--- Start Data in this exercise ---

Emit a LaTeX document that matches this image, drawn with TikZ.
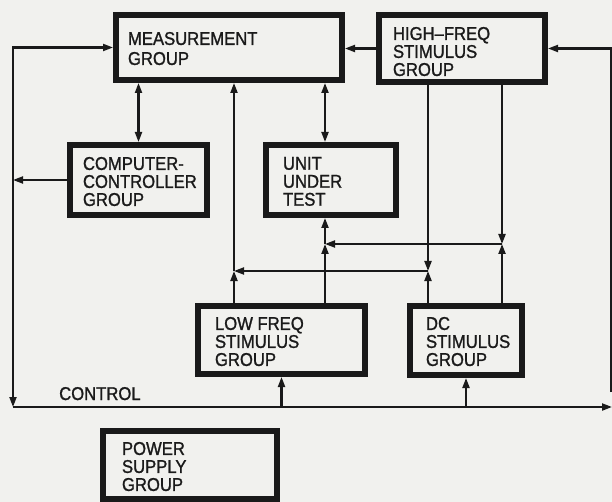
\documentclass[tikz,border=0pt]{standalone}
\usepackage{fontspec}
\setmainfont{Liberation Sans}[FakeStretch=0.9,FakeBold=1.2]
\usetikzlibrary{arrows.meta}
\definecolor{paper}{HTML}{F1F1EE}
\definecolor{ink}{HTML}{1A1A1A}
% box text: width, height, left gap, top gap, lines
\newcommand{\grptxt}[5]{\parbox[c][#2pt][t]{#1pt}{\vspace*{#4pt}\raggedright\leftskip=#3pt\relax #5}}

\begin{document}
\begin{tikzpicture}[x=1pt,y=-1pt,font=\fontsize{18.5}{18}\selectfont]
    % Styles
    \tikzset{
      grp/.style={draw=ink,line width=6pt,inner sep=0pt,anchor=north west,text=ink},
      flow/.style={draw=ink,line width=2.1pt,-{Triangle[length=10pt,width=7pt]}},
      both/.style={draw=ink,line width=2.1pt,{Triangle[length=10pt,width=7pt]}-{Triangle[length=10pt,width=7pt]}}
    }

    % --- Paper ---
    \fill[paper] (0,0) rectangle (612,502);
    \useasboundingbox (0,0) rectangle (612,502);

    % --- Group boxes ---
    \node[grp,font=\fontsize{18.5}{20}\selectfont] (meas) at (113,12) {\grptxt{226}{65}{12}{17}{MEASUREMENT\\GROUP}};
    \node[grp] (hf)   at (376,12)  {\grptxt{166}{67}{14}{12}{HIGH–FREQ\\STIMULUS\\GROUP}};
    \node[grp] (cc)   at (67,142)  {\grptxt{137}{70}{13}{12}{COMPUTER-\\CONTROLLER\\GROUP}};
    \node[grp] (uut)  at (263,142) {\grptxt{130}{70}{17}{12}{UNIT\\UNDER\\TEST}};
    \node[grp] (lf)   at (195,303) {\grptxt{167}{68}{17}{11}{LOW FREQ\\STIMULUS\\GROUP}};
    \node[grp] (dc)   at (407,303) {\grptxt{112}{69}{16}{11}{DC\\STIMULUS\\GROUP}};
    \node[grp] (ps)   at (100,428) {\grptxt{174}{68}{19}{11}{POWER\\SUPPLY\\GROUP}};

    % --- Rails and bus ends ---
    \coordinate (xa) at (234,0);
    \coordinate (xb) at (325,0);
    \coordinate (xc) at (428,0);
    \coordinate (xd) at (502,0);
    \coordinate (ya) at (0,271);
    \coordinate (yb) at (0,244);
    \coordinate (ctl) at (13,407);
    \coordinate (ctr) at (612,407);
    \coordinate (rfeed) at (611,392);

    % --- Top row ---
    \draw[flow] (hf.west) -- (hf.west -| meas.east);
    \draw[flow] (rfeed) |- (hf.east);

    % --- Computer-controller and left line ---
    \draw[both] (meas.south -| cc.north) -- (cc.north);
    \draw[flow] (cc.west) -- (cc.west -| ctl);
    \draw[flow] (cc.west -| ctl) |- (meas.west);
    \draw[flow] (cc.west -| ctl) -- (ctl);

    % --- Unit under test ---
    \draw[both] (meas.south -| xb) -- (uut.north -| xb);

    % --- Low freq outputs ---
    \draw[flow] (lf.north -| xa) -- (xa |- ya);
    \draw[flow] (xa |- ya) -- (meas.south -| xa);
    \draw[flow] (lf.north -| xb) -- (xb |- yb);
    \draw[flow] (xb |- yb) -- (uut.south -| xb);

    % --- High freq and dc outputs ---
    \draw[flow] (hf.south -| xc) -- (xc |- ya);
    \draw[flow] (dc.north -| xc) -- (xc |- ya);
    \draw[flow] (xc |- ya) -- (xa |- ya);
    \draw[flow] (hf.south -| xd) -- (xd |- yb);
    \draw[flow] (dc.north -| xd) -- (xd |- yb);
    \draw[flow] (xd |- yb) -- (xb |- yb);

    % --- Control bus ---
    \draw[flow] (ctl) -- (ctr);
    \draw[flow] (lf.south |- ctl) -- (lf.south);
    \draw[flow] (dc.south |- ctl) -- (dc.south);
    \node[anchor=base west,inner sep=0pt,text=ink] (ctllbl) at (59,400) {CONTROL};

  \end{tikzpicture}
\end{document}
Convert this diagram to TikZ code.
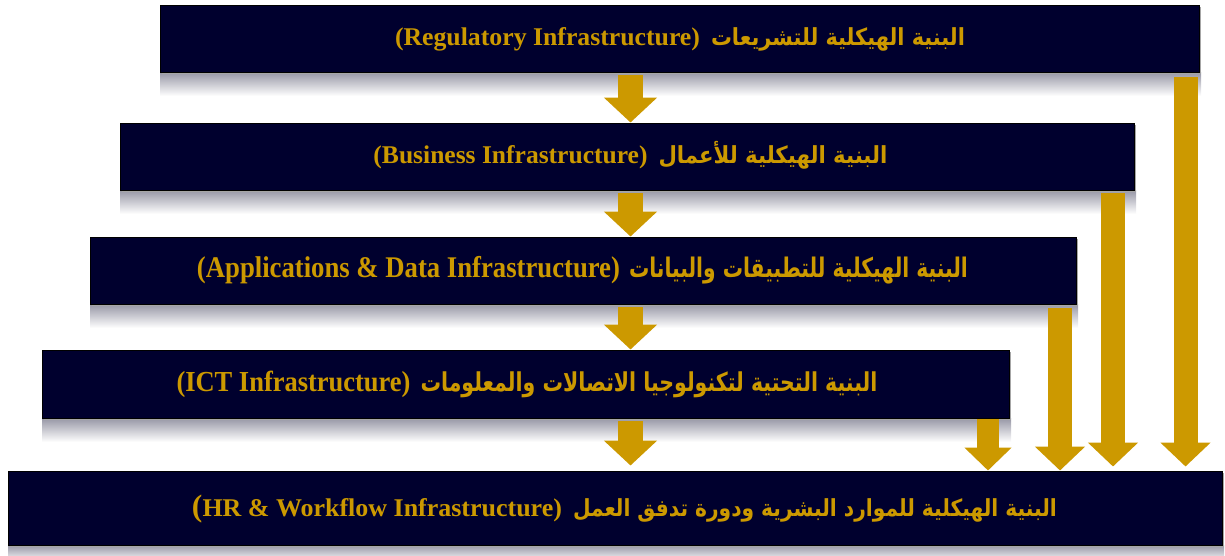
\documentclass[tikz,border=0pt]{standalone}
\usepackage{fontspec}
\usepackage{graphicx}
\usetikzlibrary{arrows.meta}
\TeXXeTstate=1
\newfontfamily\arfont[Script=Arabic]{DejaVu Sans}
\newfontfamily\enfont{Liberation Serif}
\definecolor{navy}{RGB}{0,0,46}
\definecolor{gold}{RGB}{204,153,0}
\definecolor{refl}{RGB}{150,150,165}
% #1 width, #2 font size, #3 text
\newcommand{\entxt}[3]{\resizebox{#1}{\height}{\fontsize{#2}{#2}\enfont\bfseries #3}}
\newcommand{\artxt}[3]{\resizebox{#1}{\height}{\fontsize{#2}{#2}\arfont\bfseries #3}}
\tikzset{
  box/.style={draw=black, line width=1pt, fill=navy, inner sep=0pt,
    preaction={fill=gray!70, transform canvas={xshift=2pt,yshift=-1.5pt}}},
  lbl/.style={text=gold, inner sep=0pt, anchor=base},
  flow/.style={draw=gold, line width=25pt, line cap=butt, -{Triangle[width=52pt,length=25pt]}},
  flowr/.style={draw=gold, line width=24pt, line cap=butt, -{Triangle[width=49pt,length=24pt]}},
  flows/.style={draw=gold, line width=22pt, line cap=butt, -{Triangle[width=46pt,length=23pt]}}
}
\begin{document}
\begin{tikzpicture}[x=1pt,y=-1pt]
\useasboundingbox (0,0) rectangle (1225,555);
% reflections
\shade[top color=refl, bottom color=white] (160,72) rectangle (1201,96);
\shade[top color=refl, bottom color=white] (120,190) rectangle (1136,214);
\shade[top color=refl, bottom color=white] (90,304) rectangle (1078,328);
\shade[top color=refl, bottom color=white] (42,418) rectangle (1011,442);
\shade[top color=refl, bottom color=white!60!refl] (8,545) rectangle (1224,555);
% boxes
\node[box, minimum width=1039pt, minimum height=67pt] (b1) at (679.5,38.5) {};
\node[box, minimum width=1014pt, minimum height=67pt] (b2) at (627,156.5) {};
\node[box, minimum width=986pt, minimum height=67pt] (b3) at (583,270.5) {};
\node[box, minimum width=967pt, minimum height=68pt] (b4) at (525.5,384) {};
\node[box, minimum width=1214pt, minimum height=74pt] (b5) at (615,508) {};
% texts
\node[lbl] (t1) at (680,45) {\entxt{305pt}{25.5pt}{(Regulatory Infrastructure)}\hspace{11pt}\artxt{254pt}{23.5pt}{\beginR البنية الهيكلية للتشريعات\endR}};
\node[lbl] (t2) at (630.5,163) {\entxt{274pt}{25.5pt}{(Business Infrastructure)}\hspace{11pt}\artxt{229pt}{23.5pt}{\beginR البنية الهيكلية للأعمال\endR}};
\node[lbl] (t3) at (582.5,277) {\entxt{423pt}{30pt}{(Applications \& Data Infrastructure)}\hspace{9pt}\artxt{339pt}{27pt}{\beginR البنية الهيكلية للتطبيقات والبيانات\endR}};
\node[lbl] (t4) at (527,391) {\entxt{234pt}{29pt}{(ICT Infrastructure)}\hspace{10pt}\artxt{457pt}{26pt}{\beginR البنية التحتية لتكنولوجيا الاتصالات والمعلومات\endR}};
\node[lbl] (t5) at (624.5,516) {\entxt{370pt}{25.5pt}{{\fontsize{31pt}{31pt}\selectfont(}HR \& Workflow Infrastructure)}\hspace{11pt}\artxt{484pt}{23.5pt}{\beginR البنية الهيكلية للموارد البشرية ودورة تدفق العمل\endR}};
% central arrows
\coordinate (c1) at (630.5,75);
\coordinate (c2) at (630.5,193);
\coordinate (c3) at (630.5,307);
\coordinate (c4) at (630.5,421);
\draw[flow] (c1) -- (c1 |- b2.north);
\draw[flow] (c2) -- (c2 |- b3.north);
\draw[flow] (c3) -- (c3 |- b4.north);
\draw[flow] (c4) -- ([yshift=5pt]c4 |- b5.north);
% right arrows
\coordinate (r1) at (1185.5,77);
\coordinate (r2) at (1113,193);
\coordinate (r3) at (1060,308);
\coordinate (r4) at (988,419);
\draw[flowr] (r1) -- ([yshift=4pt]r1 |- b5.north);
\draw[flowr] (r2) -- ([yshift=4pt]r2 |- b5.north);
\draw[flowr] (r3) -- (r3 |- b5.north);
\draw[flows] (r4) -- (r4 |- b5.north);
\end{tikzpicture}
\end{document}
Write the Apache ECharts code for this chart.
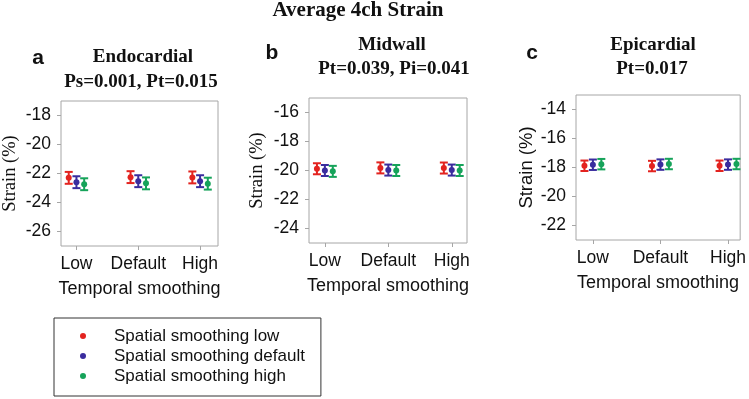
<!DOCTYPE html>
<html>
<head>
<meta charset="utf-8">
<script src="https://cdn.jsdelivr.net/npm/echarts@6/dist/echarts.min.js"></script>
<style>
	html, body { margin: 0; padding: 0; background: #fff; }
	#main { width: 749px; height: 399px; }
</style>
</head>
<body>
<div id="main"></div>
<script>
	// temporal smoothing levels (x axis)
	var categories = ['Low', 'Default', 'High'];
	var seriesNames = ['Spatial smoothing low', 'Spatial smoothing default', 'Spatial smoothing high'];
	var colors = ['#e3231f', '#3a2c9e', '#16a35a'];

	// endocardial strain, one array per spatial smoothing level
	var endoLow = [-22.30, -22.25, -22.27];
	var endoDefault = [-22.60, -22.53, -22.53];
	var endoHigh = [-22.74, -22.68, -22.70];
	var endoErr = [0.41, 0.41, 0.41];

	// midwall
	var midLow = [-19.88, -19.82, -19.83];
	var midDefault = [-20.00, -19.97, -19.97];
	var midHigh = [-20.06, -20.00, -20.00];
	var midErr = [0.38, 0.38, 0.38];

	// epicardial
	var epiLow = [-17.88, -17.90, -17.88];
	var epiDefault = [-17.81, -17.80, -17.80];
	var epiHigh = [-17.77, -17.76, -17.76];
	var epiErr = [0.36, 0.36, 0.36];

	var endoTicks = [-26, -24, -22, -20, -18];
	var midTicks = [-24, -22, -20, -18, -16];
	var epiTicks = [-22, -20, -18, -16, -14];

	var dodge = [-0.125, 0, 0.125];

	var panels = [
		{ data: [endoLow, endoDefault, endoHigh], err: endoErr, ticks: endoTicks, min: -27, max: -17,
		  grid: { left: 60, top: 101, width: 158, height: 145 }, xmax: 3.29, serif: true, nameGap: 41 },
		{ data: [midLow, midDefault, midHigh], err: midErr, ticks: midTicks, min: -25, max: -15,
		  grid: { left: 309, top: 98, width: 158, height: 145 }, xmax: 3.24, serif: true, nameGap: 42 },
		{ data: [epiLow, epiDefault, epiHigh], err: epiErr, ticks: epiTicks, min: -23, max: -13,
		  grid: { left: 576, top: 95, width: 167, height: 145 }, xmax: 3.18, serif: false, nameGap: 39 }
	];

	function renderErr(params, api) {
		var x = api.value(0), m = api.value(1), e = api.value(2);
		var c = api.coord([x, m]);
		var t = api.coord([x, m + e]);
		var b = api.coord([x, m - e]);
		var color = api.visual('color');
		var hw = 4;
		var ls = { stroke: color, lineWidth: 2 };
		return {
			type: 'group',
			children: [
				{ type: 'line', shape: { x1: c[0], y1: t[1], x2: c[0], y2: b[1] }, style: ls },
				{ type: 'line', shape: { x1: c[0] - hw, y1: t[1], x2: c[0] + hw, y2: t[1] }, style: ls },
				{ type: 'line', shape: { x1: c[0] - hw, y1: b[1], x2: c[0] + hw, y2: b[1] }, style: ls },
				{ type: 'circle', shape: { cx: c[0], cy: c[1], r: 3 }, style: { fill: color } }
			]
		};
	}

	var grids = [], xAxes = [], yAxes = [], series = [];
	panels.forEach(function(p, i) {
		grids.push({ left: p.grid.left, top: p.grid.top, width: p.grid.width, height: p.grid.height,
			show: true, borderColor: '#a6a6a6', borderWidth: 1, backgroundColor: '#fff' });
		xAxes.push({
			type: 'value', gridIndex: i, min: 0.75, max: p.xmax,
			axisLine: { show: false }, splitLine: { show: false },
			axisTick: { show: true, length: 4, customValues: [1, 2, 3], lineStyle: { color: '#a6a6a6' } },
			axisLabel: { customValues: [1, 2, 3], margin: 9, fontSize: 17.5, color: '#111',
				fontFamily: 'Liberation Sans, Arial, sans-serif',
				formatter: function(v) { return categories[Math.round(v) - 1]; } },
			name: 'Temporal smoothing', nameLocation: 'middle', nameGap: 34,
			nameTextStyle: { fontSize: 18, color: '#111', fontFamily: 'Liberation Sans, Arial, sans-serif' }
		});
		yAxes.push({
			type: 'value', gridIndex: i, min: p.min, max: p.max,
			axisLine: { show: false }, splitLine: { show: false },
			axisTick: { show: true, length: 4, customValues: p.ticks, lineStyle: { color: '#a6a6a6' } },
			axisLabel: { customValues: p.ticks, margin: 10, fontSize: 17.5, color: '#111',
				fontFamily: 'Liberation Sans, Arial, sans-serif' },
			name: 'Strain (%)', nameLocation: 'middle', nameGap: p.nameGap, nameRotate: 90,
			nameTextStyle: { fontSize: 18.5, color: '#111',
				fontFamily: p.serif ? 'Liberation Serif, Times New Roman, serif' : 'Liberation Sans, Arial, sans-serif' }
		});
		for (var s = 0; s < 3; s++) {
			var pts = [];
			for (var k = 0; k < categories.length; k++) {
				pts.push([k + 1 + dodge[s], p.data[s][k], p.err[k]]);
			}
			series.push({
				type: 'custom', name: seriesNames[s], xAxisIndex: i, yAxisIndex: i,
				itemStyle: { color: colors[s] }, renderItem: renderErr, data: pts, silent: true
			});
		}
	});

	var serifBold = 'bold 19px "Liberation Serif", "Times New Roman", serif';
	var sansBold = 'bold 21px "Liberation Sans", Arial, sans-serif';
	function label(x, y, text, font) {
		return { type: 'text', x: x, y: y, silent: true,
			style: { text: text, font: font, fill: '#111', align: 'center', verticalAlign: 'middle' } };
	}

	var option = {
		animation: false,
		backgroundColor: '#fff',
		color: colors,
		grid: grids,
		xAxis: xAxes,
		yAxis: yAxes,
		series: series,
		legend: {
			orient: 'vertical', left: 54, top: 318,
			data: seriesNames.map(function(n) { return { name: n, icon: 'circle' }; }),
			itemWidth: 6, itemHeight: 6, itemGap: 0,
			padding: [8, 16, 10, 26],
			borderColor: '#333', borderWidth: 1,
			selectedMode: false,
			textStyle: { fontSize: 17, color: '#111', lineHeight: 20, padding: [0, 0, 0, 23],
				fontFamily: 'Liberation Sans, Arial, sans-serif' }
		},
		graphic: [
			label(358, 11, 'Average 4ch Strain', 'bold 21px "Liberation Serif", "Times New Roman", serif'),
			label(38, 58, 'a', sansBold),
			label(143, 57, 'Endocardial', serifBold),
			label(141, 82, 'Ps=0.001, Pt=0.015', serifBold),
			label(272, 53, 'b', sansBold),
			label(392, 45, 'Midwall', serifBold),
			label(394, 69, 'Pt=0.039, Pi=0.041', serifBold),
			label(532, 53, 'c', sansBold),
			label(653, 45, 'Epicardial', serifBold),
			label(652, 69, 'Pt=0.017', serifBold)
		]
	};

	var myChart = echarts.init(document.getElementById('main'));
	myChart.setOption(option);
</script>
</body>
</html>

--- End Data in this exercise ---

### Exercise goal
Starting at the line containing "Write the Apache ECharts code for this chart." and stopping after the line containing "var midErr = [0.38, 0.38, 0.38];", give the lines again exactly and leave out every image.

### Exercise output
Write the Apache ECharts code for this chart.
<!DOCTYPE html>
<html>
<head>
<meta charset="utf-8">
<script src="https://cdn.jsdelivr.net/npm/echarts@6/dist/echarts.min.js"></script>
<style>
	html, body { margin: 0; padding: 0; background: #fff; }
	#main { width: 749px; height: 399px; }
</style>
</head>
<body>
<div id="main"></div>
<script>
	// temporal smoothing levels (x axis)
	var categories = ['Low', 'Default', 'High'];
	var seriesNames = ['Spatial smoothing low', 'Spatial smoothing default', 'Spatial smoothing high'];
	var colors = ['#e3231f', '#3a2c9e', '#16a35a'];

	// endocardial strain, one array per spatial smoothing level
	var endoLow = [-22.30, -22.25, -22.27];
	var endoDefault = [-22.60, -22.53, -22.53];
	var endoHigh = [-22.74, -22.68, -22.70];
	var endoErr = [0.41, 0.41, 0.41];

	// midwall
	var midLow = [-19.88, -19.82, -19.83];
	var midDefault = [-20.00, -19.97, -19.97];
	var midHigh = [-20.06, -20.00, -20.00];
	var midErr = [0.38, 0.38, 0.38];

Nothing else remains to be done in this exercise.